Es cosa sabida por cualquier nostálgico que a veces uno se siente cercano a personas a las que no verá jamás, con las que nunca ha hablado y cuyos rostros ni siquiera es capaz de precisar. Son las voces que llegan a través de las canciones, de los libros, de las películas. Son ficciones, pero al mismo tiempo hablan de nosotros como si sus autores hubieran tomado pedazos de nuestras vidas cuando se pusieron manos a la obra. Imagino que será porque todas las vidas posibles se parecen más de lo que uno cree.

Lhasa de Sela se me apareció (no se me ocurre mejor modo de decirlo) hace siete años en un bar de La Latina, en Madrid, un bar que ya no sería capaz de encontrar. Yo tomaba cañas con dos amigas y estaba en una de esas épocas en las que uno es más sensible de lo normal, como si estuviera siempre con la piel más atenta que el ojo o el oído. Si añadimos a la soledad un poco de la sordidez que siempre encuentra uno en una gran ciudad, algunos desengaños y que llevaba a mis espaldas una buena terapia de Tom Waits, Leonard Cohen y Billie Holiday, supongo que no es extraño que me enamorara de Lhasa a la primera.

La camarera me tuvo que repetir tres veces el nombre de aquella voz que se desgarraba desde algún lugar al otro lado de los altavoces. Lo apunté en una servilleta y lo guardé en el fondo del bolsillo. Convencí a mis amigas para tomar otra caña en el mismo bar con tal de seguir escuchando aquella música a la que era incapaz de poner etiqueta alguna.

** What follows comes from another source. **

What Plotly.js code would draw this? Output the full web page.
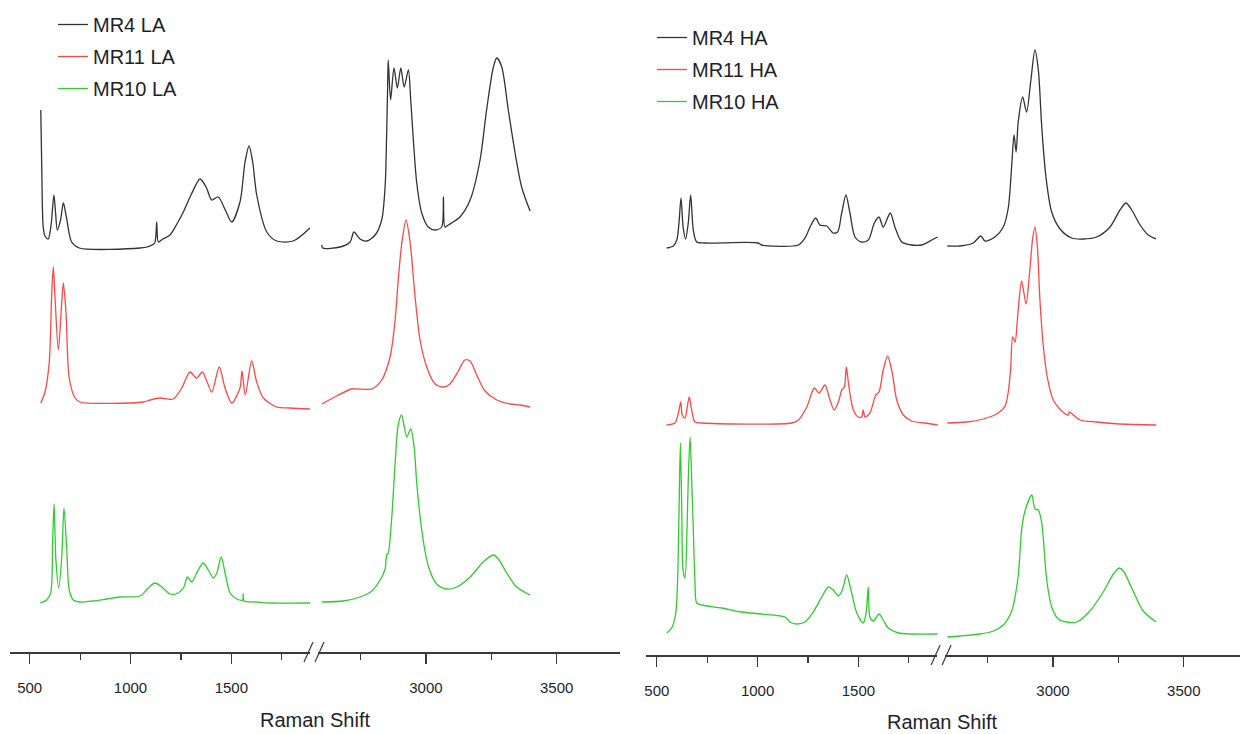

Como sucede con las amistades casuales, Lhasa se quedó en mi vida, si bien mis amigas de aquella noche de cervezas desaparecieron de ella. Escribí unas cuantas horas bajo el dictado de su melodía tan atormentada como hermosa. Dicen que Josele Santiago canta con el estómago; la verdad, no sabría definir con qué cantaba Lhasa. Le robé, incluso, el título de una canción para un relato: De cara a la pared.

Como a menudo ocurre con las personas interesantes, no era sencillo seguirle la pista a Lhasa. Su propia biografía era una mezcla de raíces difícil de desenmarañar. Lhasa se disfrazaba a ratos de Chavela en Québec, de Edith Piaf en México o de Wim Mertens en el desierto o de Ry Cooder en Marsella. Saltaba del castellano al inglés o francés del mismo modo natural con el que su voz quebradiza se acomodaba a cualquier cosa que cantara, a cualquier violín, trompeta o guitarra.

Aquella noche llegué a casa dando tumbos y escuchando de nuevo a Tom Waits. Pero llevaba el nombre de Lhasa en una servilleta y estaba, aunque aún no podía saberlo, un poco menos solo.

Dicen que en Montreal nevó durante cuarenta horas después de que Lhasa se fuera.